I am using the fantastic plotly library to draw 3D scatter diagrams and am trying to determine how to calculate the size of the bubbles.
Note that the data is not that important (and it would be hard to show here) other than the size of the bubbles should scale with the value of the data in the "size" attribute. Unfortunately, the values of this data varies from time-to-time and hence setting a fixed "size" value is not practical. plotly provides the "sizeref" attribute (see code below) which scales the size of the bubble. I have found a formula (on plotly site) that works for 2D but does not seem to apply to 3D charts.
My question is this: is there a convenient formula to calculate the value of sizeref? I am thinking that the sizeref formula would be dependent upon the max/min of the data (ie. data for the "size" attribute) and the layout size (800 height and 800 width as per code below). I have tried a number my own formulas but none work well.

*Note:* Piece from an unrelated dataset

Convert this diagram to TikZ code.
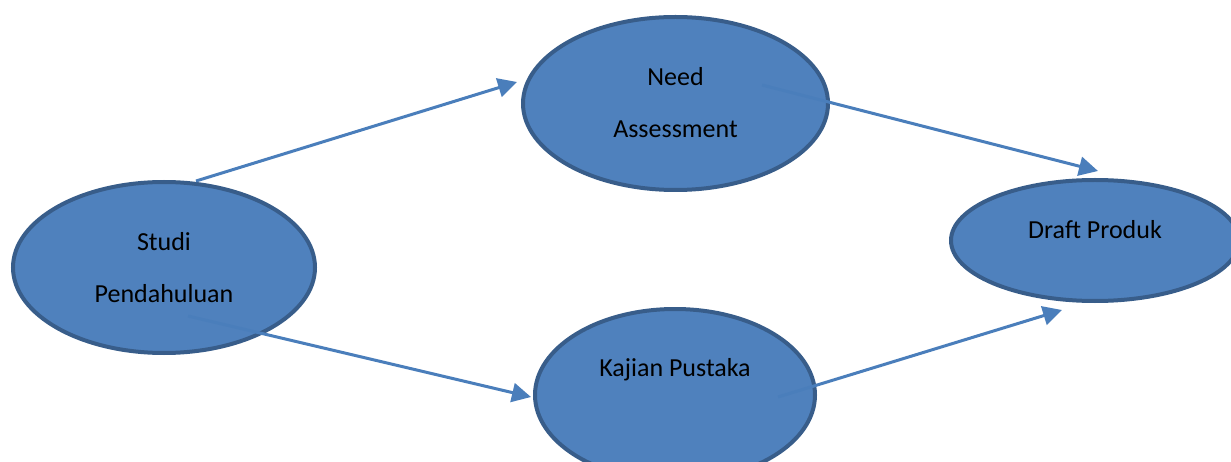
\documentclass[tikz,border=0pt]{standalone}
\usepackage{fontspec}
\setmainfont{Carlito}
\usetikzlibrary{shapes.geometric,arrows.meta,calc}
\definecolor{ellfill}{HTML}{4F81BD}
\definecolor{elldraw}{HTML}{385D8A}
\definecolor{arrcol}{HTML}{4A7EBB}
\tikzset{
  ell/.style={ellipse,draw=elldraw,fill=ellfill,line width=4pt,inner sep=0pt},
  txt/.style={align=center,inner sep=0pt,font=\fontsize{26}{52}\selectfont,text=black},
  arr/.style={draw=arrcol,line width=3pt,-{Triangle[length=19pt,width=19pt]}}
}
\begin{document}
\begin{tikzpicture}[x=1pt,y=-1pt]
\useasboundingbox (0,0) rectangle (1231,462);
\node[ell,minimum width=302pt,minimum height=171pt] (studi) at (164,267.5) {};
\node[ell,minimum width=305pt,minimum height=173pt] (need) at (675.5,103.5) {};
\node[ell,minimum width=280pt,minimum height=172pt] (kajian) at (675,395) {};
\node[ell,minimum width=288pt,minimum height=121pt] (draft) at (1095,240.5) {};
\node[txt] (tstudi) at ($(studi.center)+(0,0)$) {Studi\\Pendahuluan};
\node[txt] (tneed) at ($(need.center)+(0,-1)$) {Need\\Assessment};
\node[txt] (tkajian) at ($(kajian.center)+(0,-25)$) {Kajian Pustaka};
\node[txt] (tdraft) at ($(draft.center)+(0,-10.5)$) {Draft Produk};
\coordinate (s1) at ($(studi.center)+(32,-86.5)$);
\coordinate (e1) at ($(need.center)+(-158.5,-21.5)$);
\coordinate (s2) at ($(need.center)+(86.5,-18.5)$);
\coordinate (e2) at ($(draft.center)+(3,-69.5)$);
\coordinate (s3) at ($(studi.center)+(24,48.5)$);
\coordinate (e3) at ($(kajian.center)+(-144,2)$);
\coordinate (s4) at ($(kajian.center)+(103,2)$);
\coordinate (e4) at ($(draft.center)+(-33,69.5)$);
\draw[arr] (s1) -- (e1);
\draw[arr] (s2) -- (e2);
\draw[arr] (s3) -- (e3);
\draw[arr] (s4) -- (e4);
\end{tikzpicture}
\end{document}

Any ideas would be appreciated (Note: I am using Python but I suspect the solution would as applicable to plotly code in R).
import plotly
import plotly.graph_objs as go
#
# The dataframe, df, is calculated elsewhere
#
x = list(df["comp-0"])
y = list(df["comp-1"])
z = list(df["comp-2"])
text = list(df["label"])
color = list(df["cluster"])
size = list(df["degree"])
sizeref = 50
sizemin = 1
trace1 = go.Scatter3d(
x=x, y=y, z=z,
text=text,
mode="markers",
marker=dict(
sizemode="diameter",
sizeref=sizeref,
sizemin=sizemin,
size=size,
color=color,
colorscale="Viridis",
line=dict(color="rgb(150, 150, 150)")
)
)
data = [trace1]
title = "Clusters"
layout = go.Layout(height=800, width=800, title=title)
fig = go.Figure(data=data, layout=layout)
plotly.offline.plot(fig)
The formula I used in Plotly Express is here: https://github.com/plotly/plotly.py/blob/8445f916fa84fe17cfc15e95354c0a870113ad8c/packages/python/plotly/plotly/express/_core.py#L1721
sizeref = df["size_column"].max() / max_size ** 2
Some notes:
sizemode
is area
and not diameter
, which is the perceptually optimal thing to do given how humans perceive size. If you want to use diameter
mode you can use sizeref = df["size_column"].max() / max_size
sizemin
argument is a "clipping" argument meaning that any marker whose size "would be" lower than sizemin
is rendered at sizemin
max_size
in Plotly Express is 20, and I've found that values between 15 and 60 can look good, depending on the data and the number of subplots etc.